Scholar and author Raymond Ibrahim has expressed his belief in the veracity of what he terms “longstanding accusations that Morsi and his Muslim Brotherhood party worked with foreign terrorist organizations, including al-Qaeda, against the national security of Egypt.” To view details about highly significant recorded conversations between Morsi and the al Qaeda-affiliated MZ, click here.

At the end of June and the beginning of July, the Egyptian people staged massive protests calling for Morsi and his Muslim Brotherhood party to step down from power. Egyptian military representatives estimated that as many as 14 million demonstrators (out of a total population of 84 million) took to the streets on June 30 alone.

On July 3, 2013, Egypt’s armed forces ousted Morsi in a military coup and installed a temporary civilian government, suspending the constitution and calling for new elections. Army chief General Abdel-Fattah el-Sissi announced that Adli Mansour, chief justice of the Supreme Constitutional Court, would serve as interim president. Soon thereafter, Morsi was imprisoned.
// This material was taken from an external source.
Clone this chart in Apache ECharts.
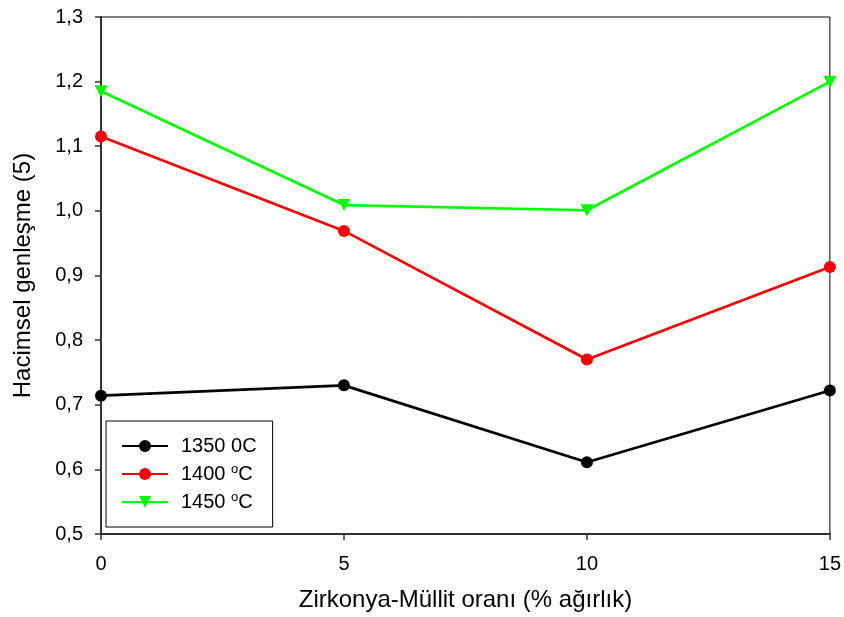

On June 17, 2019, Morsi collapsed in a Cairo courtroom where he was being tried for having engaged in espionage on behalf of Hamas. He died shortly thereafter; the cause of his death was a heart attack.

NOTE:

1 When journalist Jeffrey Goldberg asked Morsi about this in 2011, the latter refused to provide a clear answer and ridiculed Goldberg’s “nonsense question[s].”